-- Start MATERIAL PROVIDED --

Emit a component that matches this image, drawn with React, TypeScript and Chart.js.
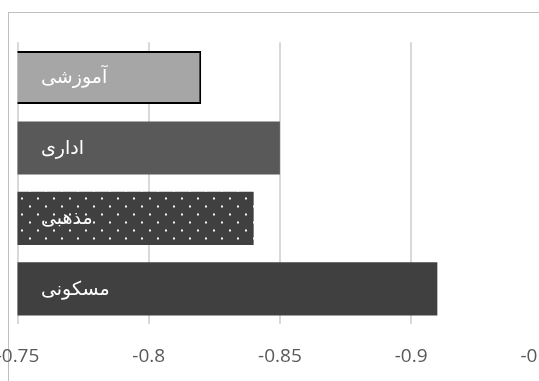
import React, { useEffect, useRef } from "react";
import { Chart, registerables } from "chart.js";

Chart.register(...registerables);

const categories = ["آموزشی", "اداری", "مذهبی", "مسکونی"];
const values = [-0.82, -0.85, -0.84, -0.91];
const tickValues = [-0.75, -0.8, -0.85, -0.9, -0.95];
const tickLabels = ["-0.75", "-0.8", "-0.85", "-0.9", "-0.95"];
const axisMin = -0.95;
const axisMax = -0.75;

const OFFSET_X = 40;
const CANVAS_W = 640;
const CANVAS_H = 400;

function makeDotPattern(): CanvasPattern | string {
  const c = document.createElement("canvas");
  c.width = 16;
  c.height = 16;
  const g = c.getContext("2d");
  if (!g) return "#404040";
  g.fillStyle = "#404040";
  g.fillRect(0, 0, 16, 16);
  g.fillStyle = "rgba(255,255,255,0.95)";
  g.fillRect(13, 5.5, 2, 2);
  g.fillRect(5, 13.5, 2, 2);
  const p = g.createPattern(c, "repeat");
  return p || "#404040";
}

const inBarLabels = {
  id: "inBarLabels",
  afterDatasetsDraw(chart: any) {
    const { ctx, chartArea } = chart;
    const yScale = chart.scales.y;
    ctx.save();
    ctx.font = '19px "DejaVu Sans"';
    ctx.fillStyle = "#ffffff";
    ctx.textAlign = "left";
    ctx.textBaseline = "middle";
    categories.forEach((c, i) => {
      ctx.fillText(c, chartArea.left + 23.5, yScale.getPixelForValue(i) + 1);
    });
    ctx.restore();
  },
};

export default function App() {
  const ref = useRef<HTMLCanvasElement>(null);
  useEffect(() => {
    if (!ref.current) return;
    const pattern = makeDotPattern();
    const chart = new Chart(ref.current, {
      type: "bar",
      data: {
        labels: categories,
        datasets: [
          {
            data: values,
            backgroundColor: ["#a6a6a6", "#595959", pattern as any, "#404040"],
            borderColor: ["#000000", "rgba(0,0,0,0)", "rgba(0,0,0,0)", "rgba(0,0,0,0)"],
            borderWidth: [2, 0, 0, 0],
            borderSkipped: "start",
            barPercentage: 0.755,
            categoryPercentage: 1,
          },
        ],
      },
      options: {
        indexAxis: "y",
        animation: false,
        responsive: false,
        maintainAspectRatio: false,
        layout: {
          padding: { left: 57.5, right: 57.7, top: 42.3, bottom: 10.1 },
        },
        plugins: {
          legend: { display: false },
          tooltip: { enabled: false },
          title: { display: false },
        },
        scales: {
          y: {
            type: "category",
            display: false,
          },
          x: {
            type: "linear",
            min: axisMin,
            max: axisMax,
            reverse: true,
            afterBuildTicks: (s: any) => {
              s.ticks = tickValues.map((v) => ({ value: v }));
            },
            grid: {
              color: "#d9d9d9",
              lineWidth: 2,
              drawTicks: false,
            },
            border: { display: false },
            ticks: {
              padding: 21.5,
              color: "#595959",
              font: { family: '"Open Sans"', size: 19 },
              maxRotation: 0,
              autoSkip: false,
              callback: (v: any) => {
                const idx = tickValues.findIndex((t) => Math.abs(t - Number(v)) < 1e-9);
                return idx >= 0 ? tickLabels[idx] : "";
              },
            },
          },
        },
      },
      plugins: [inBarLabels],
    });
    return () => chart.destroy();
  }, []);

  return (
    <div
      style={{
        position: "fixed",
        left: 0,
        top: 0,
        width: 539,
        height: 381,
        overflow: "hidden",
        background: "#ffffff",
      }}
    >
      <div
        style={{
          position: "absolute",
          left: 8,
          top: 12,
          width: 600,
          height: 400,
          borderTop: "1px solid #bfbfbf",
          borderLeft: "1px solid #bfbfbf",
        }}
      />
      <canvas
        ref={ref}
        width={CANVAS_W}
        height={CANVAS_H}
        style={{ position: "absolute", left: -OFFSET_X, top: 0, width: CANVAS_W, height: CANVAS_H }}
      />
    </div>
  );
}
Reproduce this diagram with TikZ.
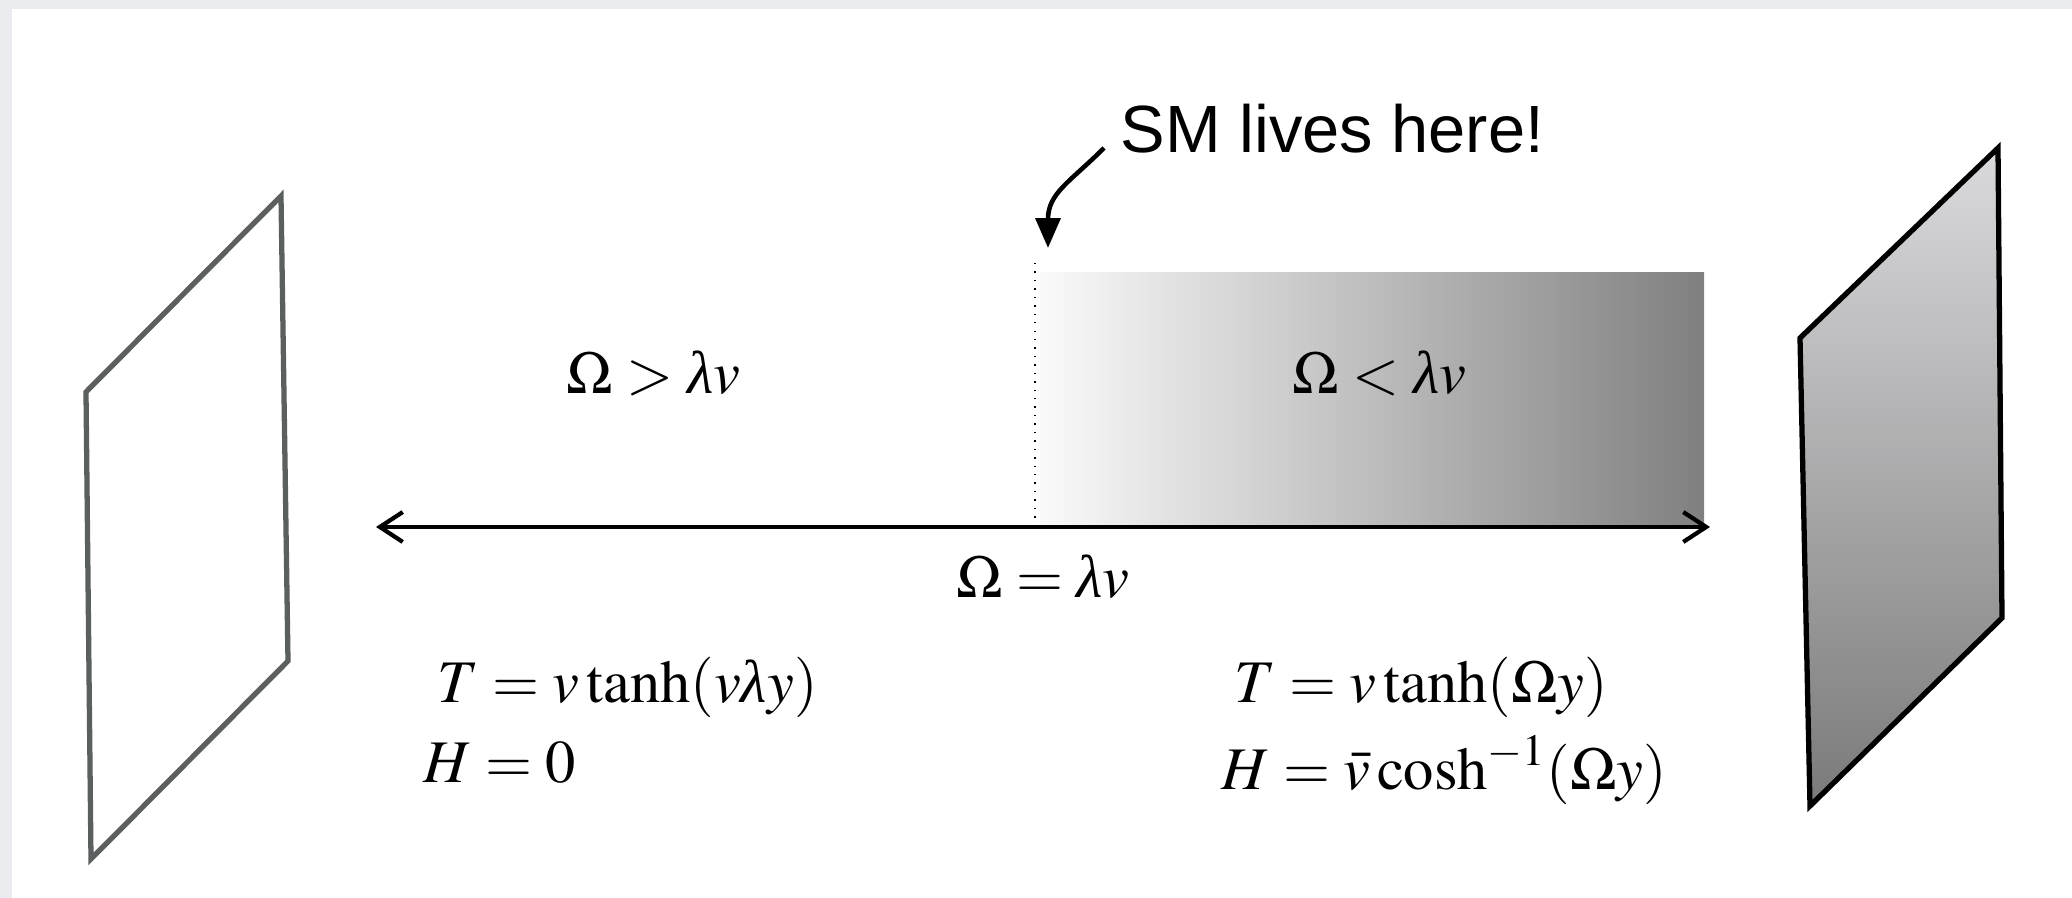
\documentclass[tikz,border=0pt]{standalone}
\usepackage{amsmath}
\usepackage{mathptmx}
\usepackage[no-math]{fontspec}
\setmainfont{Liberation Serif}
\newfontfamily\smfont{Liberation Sans}
\usepackage{tikz}
\usetikzlibrary{arrows.meta,positioning,calc}

\definecolor{framegray}{HTML}{E9EBEE}
\definecolor{branegray}{HTML}{5B5F5F}
\definecolor{shadelight}{HTML}{DADADD}
\definecolor{shadedark}{HTML}{7A7A7A}
\newcommand{\lam}{\text{\normalfont\itshape λ}}

\begin{document}
\begin{tikzpicture}[x=0.01cm, y=-0.01cm,
    brane/.style={line width=1.5pt, line join=miter},
    eqlabel/.style={inner sep=0pt, anchor=base west, font=\fontsize{17.2}{20}\selectfont},
    axisarrow/.style={line width=1.2pt, {Straight Barb[length=6.5pt,width=8.5pt,line width=1.2pt]}-{Straight Barb[length=6.5pt,width=8.5pt,line width=1.2pt]}},
    pointer/.style={line width=1.3pt, -{Triangle[length=8.5pt,width=7pt]}}]
    % Frame
    \useasboundingbox (0,0) rectangle (2072,898);
    \fill[framegray] (0,0) rectangle (2072,898);
    \fill[white] (12,9) rectangle (2072,898);

    % UV brane (empty) and IR brane (shaded)
    \draw[brane, branegray] (281,196) -- (86,392) -- (91,859) -- (288,661) -- cycle;
    \draw[brane, black, top color=shadelight, bottom color=shadedark]
        (1998,148) -- (1800,338) -- (1810,806) -- (2002,618) -- cycle;

    % Shaded bulk region
    \shade[left color=white!98!black, right color=black!50] (1040,273) rectangle (1704,527);
    \draw[dotted, thin] (1035,263) -- (1035,527);

    % Extra dimension
    \coordinate (yleft) at (376,527);
    \coordinate (yright) at (1710,527);
    \draw[axisarrow] (yleft) -- (yright);

    % Labels
    \node[eqlabel] (bigomega) at (566,394) {$\Omega > \lam v$};
    \node[eqlabel] (smallomega) at (1292,394) {$\Omega < \lam v$};
    \node[eqlabel, anchor=base] (eqomega) at (1043,598) {$\Omega = \lam v$};

    \node[eqlabel] (tleft) at (437,703) {$T = v\tanh(v\lam y)$};
    \node[eqlabel] (hleft) at (423,783) {$H = 0$};
    \node[eqlabel] (tright) at (1234,703) {$T = v\tanh(\Omega y)$};
    \node[eqlabel] (hright) at (1221,790) {$H = \bar{v}\cosh^{-1}(\Omega y)$};

    % SM pointer
    \node[inner sep=0pt, anchor=base west, font=\smfont\fontsize{19}{22}\selectfont] (smlabel) at (1120,153) {SM lives here!};
    \coordinate (smfrom) at (1104,148);
    \coordinate (smto) at (1048,248);
    \draw[pointer] (smfrom) .. controls +(-34,34) and +(0,-55) .. (smto);
\end{tikzpicture}
\end{document}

-- End MATERIAL PROVIDED --

WHAT TO DO:
The entries above should be reproduced exactly, without their pictures.

REPLY:
Emit a component that matches this image, drawn with React, TypeScript and Chart.js.
import React, { useEffect, useRef } from "react";
import { Chart, registerables } from "chart.js";

Chart.register(...registerables);

const categories = ["آموزشی", "اداری", "مذهبی", "مسکونی"];
const values = [-0.82, -0.85, -0.84, -0.91];
const tickValues = [-0.75, -0.8, -0.85, -0.9, -0.95];
const tickLabels = ["-0.75", "-0.8", "-0.85", "-0.9", "-0.95"];
const axisMin = -0.95;
const axisMax = -0.75;

const OFFSET_X = 40;
const CANVAS_W = 640;
const CANVAS_H = 400;

function makeDotPattern(): CanvasPattern | string {
  const c = document.createElement("canvas");
  c.width = 16;
  c.height = 16;
  const g = c.getContext("2d");
  if (!g) return "#404040";
  g.fillStyle = "#404040";
  g.fillRect(0, 0, 16, 16);
  g.fillStyle = "rgba(255,255,255,0.95)";
  g.fillRect(13, 5.5, 2, 2);
  g.fillRect(5, 13.5, 2, 2);
  const p = g.createPattern(c, "repeat");
  return p || "#404040";
}

const inBarLabels = {
  id: "inBarLabels",
  afterDatasetsDraw(chart: any) {
    const { ctx, chartArea } = chart;
    const yScale = chart.scales.y;
    ctx.save();
    ctx.font = '19px "DejaVu Sans"';
    ctx.fillStyle = "#ffffff";
    ctx.textAlign = "left";
    ctx.textBaseline = "middle";
    categories.forEach((c, i) => {
      ctx.fillText(c, chartArea.left + 23.5, yScale.getPixelForValue(i) + 1);
    });
    ctx.restore();
  },
};

export default function App() {
  const ref = useRef<HTMLCanvasElement>(null);
  useEffect(() => {
    if (!ref.current) return;
    const pattern = makeDotPattern();
    const chart = new Chart(ref.current, {
      type: "bar",
      data: {
        labels: categories,
        datasets: [
          {
            data: values,
            backgroundColor: ["#a6a6a6", "#595959", pattern as any, "#404040"],
            borderColor: ["#000000", "rgba(0,0,0,0)", "rgba(0,0,0,0)", "rgba(0,0,0,0)"],
            borderWidth: [2, 0, 0, 0],
            borderSkipped: "start",
            barPercentage: 0.755,
            categoryPercentage: 1,
          },
        ],
      },
      options: {
        indexAxis: "y",
        animation: false,
        responsive: false,
        maintainAspectRatio: false,
        layout: {
          padding: { left: 57.5, right: 57.7, top: 42.3, bottom: 10.1 },
        },
        plugins: {
          legend: { display: false },
          tooltip: { enabled: false },
          title: { display: false },
        },
        scales: {
          y: {
            type: "category",
            display: false,
          },
          x: {
            type: "linear",
            min: axisMin,
            max: axisMax,
            reverse: true,
            afterBuildTicks: (s: any) => {
              s.ticks = tickValues.map((v) => ({ value: v }));
            },
            grid: {
              color: "#d9d9d9",
              lineWidth: 2,
              drawTicks: false,
            },
            border: { display: false },
            ticks: {
              padding: 21.5,
              color: "#595959",
              font: { family: '"Open Sans"', size: 19 },
              maxRotation: 0,
              autoSkip: false,
              callback: (v: any) => {
                const idx = tickValues.findIndex((t) => Math.abs(t - Number(v)) < 1e-9);
                return idx >= 0 ? tickLabels[idx] : "";
              },
            },
          },
        },
      },
      plugins: [inBarLabels],
    });
    return () => chart.destroy();
  }, []);

  return (
    <div
      style={{
        position: "fixed",
        left: 0,
        top: 0,
        width: 539,
        height: 381,
        overflow: "hidden",
        background: "#ffffff",
      }}
    >
      <div
        style={{
          position: "absolute",
          left: 8,
          top: 12,
          width: 600,
          height: 400,
          borderTop: "1px solid #bfbfbf",
          borderLeft: "1px solid #bfbfbf",
        }}
      />
      <canvas
        ref={ref}
        width={CANVAS_W}
        height={CANVAS_H}
        style={{ position: "absolute", left: -OFFSET_X, top: 0, width: CANVAS_W, height: CANVAS_H }}
      />
    </div>
  );
}
Reproduce this diagram with TikZ.
\documentclass[tikz,border=0pt]{standalone}
\usepackage{amsmath}
\usepackage{mathptmx}
\usepackage[no-math]{fontspec}
\setmainfont{Liberation Serif}
\newfontfamily\smfont{Liberation Sans}
\usepackage{tikz}
\usetikzlibrary{arrows.meta,positioning,calc}

\definecolor{framegray}{HTML}{E9EBEE}
\definecolor{branegray}{HTML}{5B5F5F}
\definecolor{shadelight}{HTML}{DADADD}
\definecolor{shadedark}{HTML}{7A7A7A}
\newcommand{\lam}{\text{\normalfont\itshape λ}}

\begin{document}
\begin{tikzpicture}[x=0.01cm, y=-0.01cm,
    brane/.style={line width=1.5pt, line join=miter},
    eqlabel/.style={inner sep=0pt, anchor=base west, font=\fontsize{17.2}{20}\selectfont},
    axisarrow/.style={line width=1.2pt, {Straight Barb[length=6.5pt,width=8.5pt,line width=1.2pt]}-{Straight Barb[length=6.5pt,width=8.5pt,line width=1.2pt]}},
    pointer/.style={line width=1.3pt, -{Triangle[length=8.5pt,width=7pt]}}]
    % Frame
    \useasboundingbox (0,0) rectangle (2072,898);
    \fill[framegray] (0,0) rectangle (2072,898);
    \fill[white] (12,9) rectangle (2072,898);

    % UV brane (empty) and IR brane (shaded)
    \draw[brane, branegray] (281,196) -- (86,392) -- (91,859) -- (288,661) -- cycle;
    \draw[brane, black, top color=shadelight, bottom color=shadedark]
        (1998,148) -- (1800,338) -- (1810,806) -- (2002,618) -- cycle;

    % Shaded bulk region
    \shade[left color=white!98!black, right color=black!50] (1040,273) rectangle (1704,527);
    \draw[dotted, thin] (1035,263) -- (1035,527);

    % Extra dimension
    \coordinate (yleft) at (376,527);
    \coordinate (yright) at (1710,527);
    \draw[axisarrow] (yleft) -- (yright);

    % Labels
    \node[eqlabel] (bigomega) at (566,394) {$\Omega > \lam v$};
    \node[eqlabel] (smallomega) at (1292,394) {$\Omega < \lam v$};
    \node[eqlabel, anchor=base] (eqomega) at (1043,598) {$\Omega = \lam v$};

    \node[eqlabel] (tleft) at (437,703) {$T = v\tanh(v\lam y)$};
    \node[eqlabel] (hleft) at (423,783) {$H = 0$};
    \node[eqlabel] (tright) at (1234,703) {$T = v\tanh(\Omega y)$};
    \node[eqlabel] (hright) at (1221,790) {$H = \bar{v}\cosh^{-1}(\Omega y)$};

    % SM pointer
    \node[inner sep=0pt, anchor=base west, font=\smfont\fontsize{19}{22}\selectfont] (smlabel) at (1120,153) {SM lives here!};
    \coordinate (smfrom) at (1104,148);
    \coordinate (smto) at (1048,248);
    \draw[pointer] (smfrom) .. controls +(-34,34) and +(0,-55) .. (smto);
\end{tikzpicture}
\end{document}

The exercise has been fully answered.